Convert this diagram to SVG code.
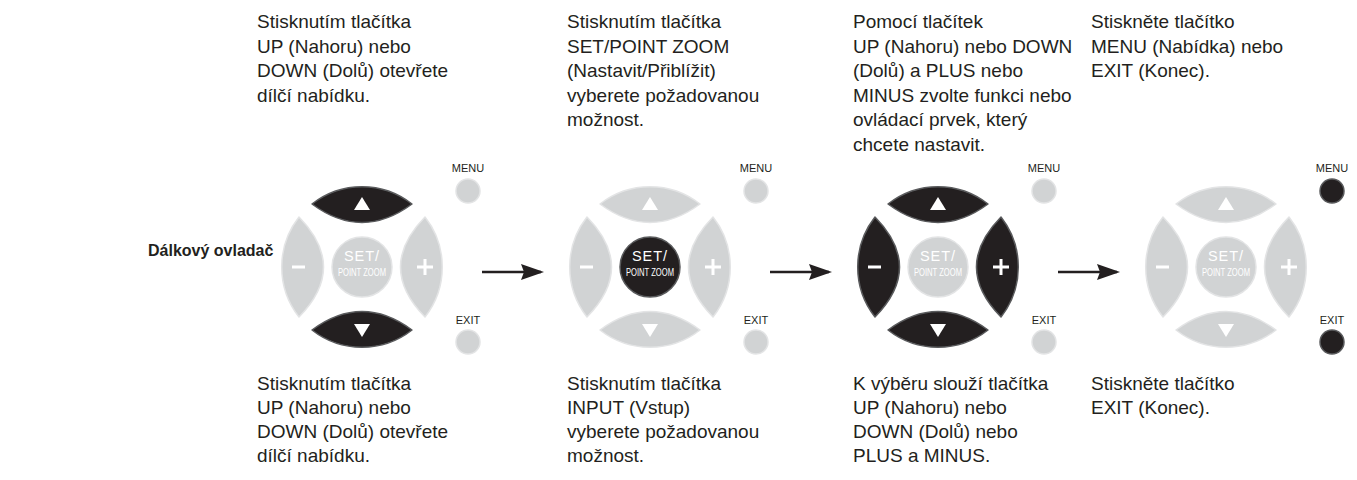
<svg xmlns="http://www.w3.org/2000/svg" xmlns:xlink="http://www.w3.org/1999/xlink" width="1357" height="480" viewBox="0 0 1357 480">
<style>
  .t { font-family: "Liberation Sans", Arial, sans-serif; font-size: 19px; fill: #231f20; }
  .lbl { font-family: "Liberation Sans", Arial, sans-serif; font-size: 16px; font-weight: bold; fill: #231f20; }
  .small { font-family: "Liberation Sans", Arial, sans-serif; font-size: 11px; fill: #231f20; text-anchor: middle; }
  .g { fill: #d1d3d4; stroke: #e3e4e5; stroke-width: 1.5; stroke-linejoin: round; }
  .k { fill: #231f20; stroke: #5a5b5d; stroke-width: 1.5; stroke-linejoin: round; }
  .sym { fill: #ffffff; }
  .set { font-family: "Liberation Sans", Arial, sans-serif; fill: #ffffff; text-anchor: middle; }
  .conn { stroke: #231f20; stroke-width: 2.5; fill: none; }
</style>
<defs>
  <path id="btn" d="M-50,-63 A81,81 0 0 1 50,-63 Q0,-26 -50,-63 Z"/>
  <path id="sbtn" d="M-50,-63 A81,81 0 0 1 50,-63 Q0,-14 -50,-63 Z"/>
  <g id="syms">
    <path class="sym" d="M0,-70 L8,-57 L-8,-57 Z"/>
    <path class="sym" d="M0,70 L8,57 L-8,57 Z"/>
    <rect class="sym" x="-70" y="-1.5" width="13" height="3"/>
    <rect class="sym" x="55" y="-1.5" width="16" height="3"/>
    <rect class="sym" x="61.5" y="-8" width="3" height="16"/>
  </g>
  <g id="settext">
    <text class="set" x="0" y="-6" font-size="14.5" letter-spacing="1">SET/</text>
    <text class="set" x="0" y="9" font-size="11.5" textLength="48" lengthAdjust="spacingAndGlyphs">POINT ZOOM</text>
  </g>
  <marker id="ah" markerWidth="24" markerHeight="18" refX="20" refY="8" orient="auto" markerUnits="userSpaceOnUse">
    <path d="M0,0 L23,8 L0,16 L3,8 Z" fill="#231f20"/>
  </marker>
</defs>
<rect width="1357" height="480" fill="#ffffff"/>

<text class="lbl" x="148" y="256">Dálkový ovladač</text>

<g id="pad1" transform="translate(362,267)">
  <use href="#btn" class="k"/>
  <use href="#btn" class="k" transform="rotate(180)"/>
  <use href="#sbtn" class="g" transform="rotate(-90)"/>
  <use href="#sbtn" class="g" transform="rotate(90)"/>
  <circle r="30" class="g"/>
  <use href="#syms"/>
  <use href="#settext"/>
  <text class="small" x="106" y="-95">MENU</text>
  <circle cx="106" cy="-76" r="12" class="g"/>
  <text class="small" x="106" y="57">EXIT</text>
  <circle cx="106" cy="75" r="12" class="g"/>
</g>

<g id="pad2" transform="translate(650,267)">
  <use href="#btn" class="g"/>
  <use href="#btn" class="g" transform="rotate(180)"/>
  <use href="#sbtn" class="g" transform="rotate(-90)"/>
  <use href="#sbtn" class="g" transform="rotate(90)"/>
  <circle r="30" class="k"/>
  <use href="#syms"/>
  <use href="#settext"/>
  <text class="small" x="106" y="-95">MENU</text>
  <circle cx="106" cy="-76" r="12" class="g"/>
  <text class="small" x="106" y="57">EXIT</text>
  <circle cx="106" cy="75" r="12" class="g"/>
</g>

<g id="pad3" transform="translate(938,267)">
  <use href="#btn" class="k"/>
  <use href="#btn" class="k" transform="rotate(180)"/>
  <use href="#sbtn" class="k" transform="rotate(-90)"/>
  <use href="#sbtn" class="k" transform="rotate(90)"/>
  <circle r="30" class="g"/>
  <use href="#syms"/>
  <use href="#settext"/>
  <text class="small" x="106" y="-95">MENU</text>
  <circle cx="106" cy="-76" r="12" class="g"/>
  <text class="small" x="106" y="57">EXIT</text>
  <circle cx="106" cy="75" r="12" class="g"/>
</g>

<g id="pad4" transform="translate(1226,267)">
  <use href="#btn" class="g"/>
  <use href="#btn" class="g" transform="rotate(180)"/>
  <use href="#sbtn" class="g" transform="rotate(-90)"/>
  <use href="#sbtn" class="g" transform="rotate(90)"/>
  <circle r="30" class="g"/>
  <use href="#syms"/>
  <use href="#settext"/>
  <text class="small" x="106" y="-95">MENU</text>
  <circle cx="106" cy="-76" r="12" class="k"/>
  <text class="small" x="106" y="57">EXIT</text>
  <circle cx="106" cy="75" r="12" class="k"/>
</g>

<g id="connectors">
  <line class="conn" x1="482" y1="272" x2="541" y2="272" marker-end="url(#ah)"/>
  <line class="conn" x1="770" y1="272" x2="829" y2="272" marker-end="url(#ah)"/>
  <line class="conn" x1="1058" y1="272" x2="1117" y2="272" marker-end="url(#ah)"/>
</g>

<g id="text-top1" class="t">
  <text x="257" y="28">Stisknutím tlačítka</text>
  <text x="257" y="52.5">UP (Nahoru) nebo</text>
  <text x="257" y="77">DOWN (Dolů) otevřete</text>
  <text x="257" y="101.5">dílčí nabídku.</text>
</g>
<g id="text-top2" class="t">
  <text x="567" y="28">Stisknutím tlačítka</text>
  <text x="567" y="52.5">SET/POINT ZOOM</text>
  <text x="567" y="77">(Nastavit/Přiblížit)</text>
  <text x="567" y="101.5">vyberete požadovanou</text>
  <text x="567" y="126">možnost.</text>
</g>
<g id="text-top3" class="t">
  <text x="853" y="28">Pomocí tlačítek</text>
  <text x="853" y="52.5">UP (Nahoru) nebo DOWN</text>
  <text x="853" y="77">(Dolů) a PLUS nebo</text>
  <text x="853" y="101.5">MINUS zvolte funkci nebo</text>
  <text x="853" y="126">ovládací prvek, který</text>
  <text x="853" y="150.5">chcete nastavit.</text>
</g>
<g id="text-top4" class="t">
  <text x="1091" y="28">Stiskněte tlačítko</text>
  <text x="1091" y="52.5">MENU (Nabídka) nebo</text>
  <text x="1091" y="77">EXIT (Konec).</text>
</g>
<g id="text-bot1" class="t">
  <text x="257" y="390">Stisknutím tlačítka</text>
  <text x="257" y="414">UP (Nahoru) nebo</text>
  <text x="257" y="438">DOWN (Dolů) otevřete</text>
  <text x="257" y="462">dílčí nabídku.</text>
</g>
<g id="text-bot2" class="t">
  <text x="567" y="390">Stisknutím tlačítka</text>
  <text x="567" y="414">INPUT (Vstup)</text>
  <text x="567" y="438">vyberete požadovanou</text>
  <text x="567" y="462">možnost.</text>
</g>
<g id="text-bot3" class="t">
  <text x="853" y="390">K výběru slouží tlačítka</text>
  <text x="853" y="414">UP (Nahoru) nebo</text>
  <text x="853" y="438">DOWN (Dolů) nebo</text>
  <text x="853" y="462">PLUS a MINUS.</text>
</g>
<g id="text-bot4" class="t">
  <text x="1091" y="390">Stiskněte tlačítko</text>
  <text x="1091" y="414">EXIT (Konec).</text>
</g>
</svg>
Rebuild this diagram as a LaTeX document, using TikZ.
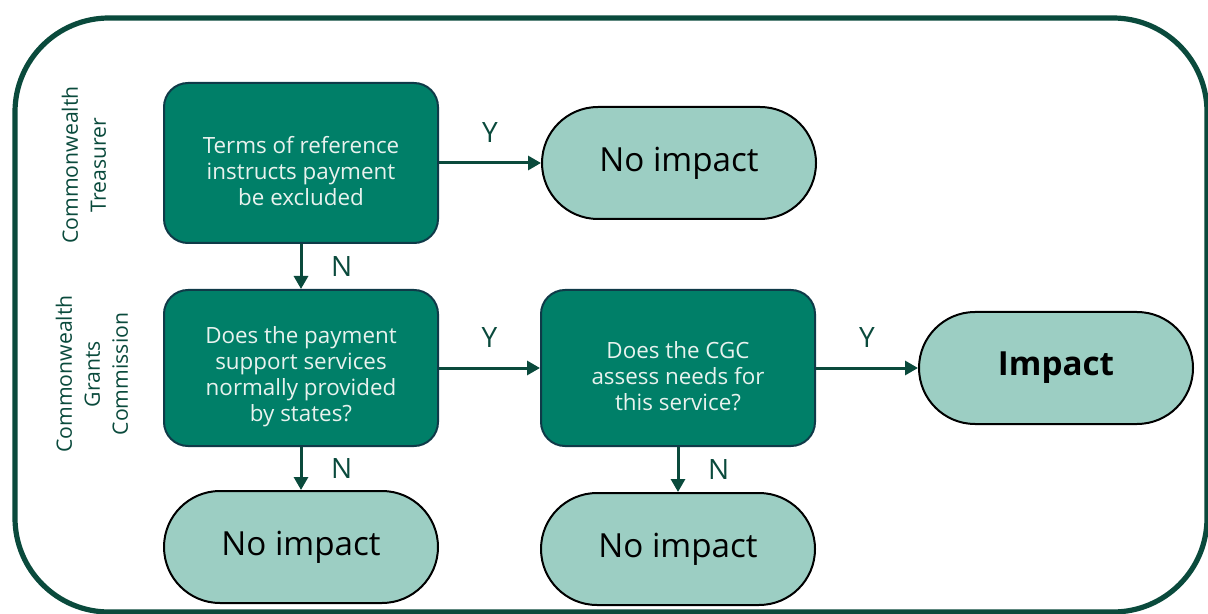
\documentclass[tikz,border=0pt]{standalone}
\usepackage{fontspec}
\setmainfont{Open Sans}
\usetikzlibrary{arrows.meta,positioning}
\definecolor{deepgreen}{HTML}{0A4A3C}
\definecolor{boxgreen}{HTML}{007F68}
\definecolor{boxline}{HTML}{0F3A48}
\definecolor{palegreen}{HTML}{9CCEC3}
\definecolor{boxtext}{HTML}{E8F2EE}
% extra room above the first line of a question
\newcommand{\qgap}{\rule{0pt}{17pt}}

\begin{document}
\begin{tikzpicture}[
		x=0.5pt, y=-0.5pt,
		every node/.style={align=center},
		question/.style={rectangle, rounded corners=12pt, draw=boxline, line width=1pt,
				fill=boxgreen, text=boxtext, minimum width=137pt, minimum height=78pt,
				inner sep=2pt, font=\fontsize{11.2}{13}\selectfont},
		outcome/.style={rectangle, rounded corners=28pt, draw=black, line width=1pt,
				fill=palegreen, minimum width=137pt, minimum height=56pt,
				inner sep=2pt, font=\fontsize{16.6}{18}\selectfont},
		lane/.style={rotate=90, text=deepgreen, font=\fontsize{10.6}{14}\selectfont},
		answer/.style={text=deepgreen, font=\fontsize{14}{16}\selectfont},
		arr/.style={-{Triangle[length=6.5pt,width=7pt]}, line width=1.5pt, deepgreen},
		]
		\useasboundingbox (0,0) rectangle (1208,614);

		% Rahmen
		\draw[deepgreen, line width=2.6pt, rounded corners=47pt] (15,18) rectangle (1207,612);

		% Zuständigkeiten
		\node[lane] (treas) at (84,165) {Commonwealth\\Treasurer};
		\node[lane] (cgc)   at (92,374) {Commonwealth\\Grants\\Commission};

		% Fragen
		\node[question, minimum height=80pt] (terms) at (301,163)
		{\qgap Terms of reference\\instructs payment\\be excluded};
		\node[question, below=22.5pt of terms]  (states)
		{\qgap Does the payment\\support services\\normally provided\\by states?};
		\node[question, right=50.5pt of states] (needs)
		{\qgap Does the CGC\\assess needs for\\this service?};

		% Ergebnisse
		\node[outcome, right=51pt of terms]   (noimp1) {No impact};
		\node[outcome, below=21.5pt of states] (noimp2) {No impact};
		\node[outcome, below=22.5pt of needs]  (noimp3) {No impact};
		\node[outcome, right=51pt of needs]    (impact) {\bfseries Impact};

		% Verbindungen
		\draw[arr] (terms)  -- node[answer, above=6pt] {Y} (noimp1);
		\draw[arr] (terms)  -- node[answer, right=11pt] {N} (states);
		\draw[arr] (states) -- node[answer, above=6pt] {Y} (needs);
		\draw[arr] (needs)  -- node[answer, above=6pt] {Y} (impact);
		\draw[arr] (states) -- node[answer, right=11pt] {N} (noimp2);
		\draw[arr] (needs)  -- node[answer, right=11pt] {N} (noimp3);

	\end{tikzpicture}
\end{document}
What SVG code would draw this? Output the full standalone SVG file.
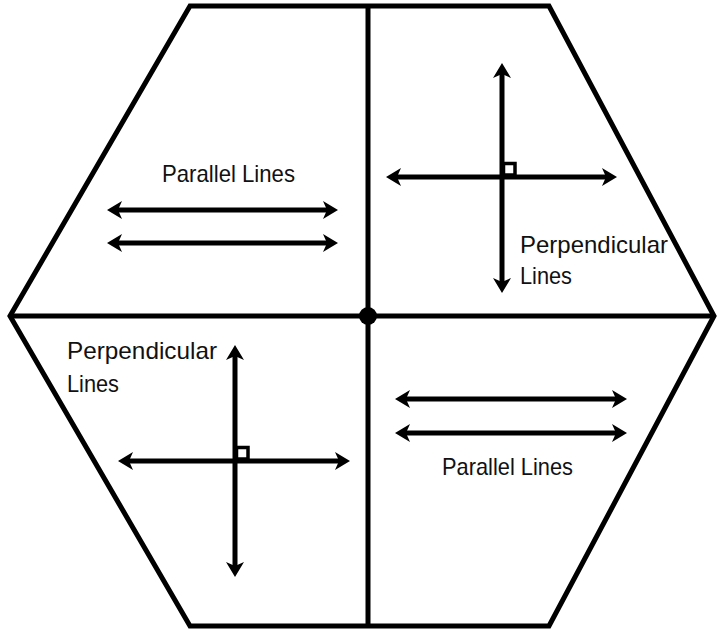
<svg xmlns="http://www.w3.org/2000/svg" width="718" height="630" viewBox="0 0 718 630">
<style>
.frame{fill:none;stroke:#000;stroke-width:5;stroke-linejoin:miter}
.arr{stroke:#000;stroke-width:5;fill:none;marker-start:url(#ah);marker-end:url(#ah)}
.sq{fill:#fff;stroke:#000;stroke-width:3.5}
text{font-family:"Liberation Sans",Arial,sans-serif;font-size:24px;fill:#111}
</style>
<defs>
<marker id="ah" markerUnits="userSpaceOnUse" markerWidth="30" markerHeight="30" viewBox="-10 -15 30 30" refX="0" refY="0" orient="auto-start-reverse">
<path d="M10,0 L-5,-9 L-1,0 L-5,9 Z" fill="#000"/>
</marker>
</defs>
<g id="hexagon">
<polygon class="frame" points="190,6 549,6 714,316 549,626 190,626 10,316"/>
<line class="frame" x1="368" y1="6" x2="368" y2="626"/>
<line class="frame" x1="10" y1="316" x2="714" y2="316"/>
<circle cx="368" cy="316" r="9" fill="#000"/>
</g>
<g id="connectors">
<line class="arr" x1="117" y1="210" x2="328" y2="210"/>
<line class="arr" x1="117" y1="243" x2="328" y2="243"/>
<line class="arr" x1="396" y1="177" x2="607" y2="177"/>
<line class="arr" x1="502" y1="73" x2="502" y2="283"/>
<line class="arr" x1="128" y1="461" x2="340" y2="461"/>
<line class="arr" x1="235" y1="355" x2="235" y2="567"/>
<line class="arr" x1="405" y1="399" x2="617" y2="399"/>
<line class="arr" x1="405" y1="433" x2="617" y2="433"/>
</g>
<g id="q1">
<text x="162" y="182" textLength="133" lengthAdjust="spacingAndGlyphs">Parallel Lines</text>
</g>
<g id="q2">
<rect class="sq" x="503.5" y="163.5" width="11.5" height="11.5"/>
<text x="520" y="253" textLength="148" lengthAdjust="spacingAndGlyphs">Perpendicular</text>
<text x="520" y="284" textLength="52" lengthAdjust="spacingAndGlyphs">Lines</text>
</g>
<g id="q3">
<rect class="sq" x="236.5" y="447.5" width="11.5" height="11.5"/>
<text x="67" y="359" textLength="150" lengthAdjust="spacingAndGlyphs">Perpendicular</text>
<text x="67" y="392" textLength="52" lengthAdjust="spacingAndGlyphs">Lines</text>
</g>
<g id="q4">
<text x="442" y="475" textLength="131" lengthAdjust="spacingAndGlyphs">Parallel Lines</text>
</g>
</svg>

^^^^^^^^^^^^^^^^

# Exercise goal:
Examine the records and pull out every line where the string "standalone" occurs.

# Written response:
\documentclass[tikz,border=0pt]{standalone}
What SVG code would draw this? Output the full standalone SVG file.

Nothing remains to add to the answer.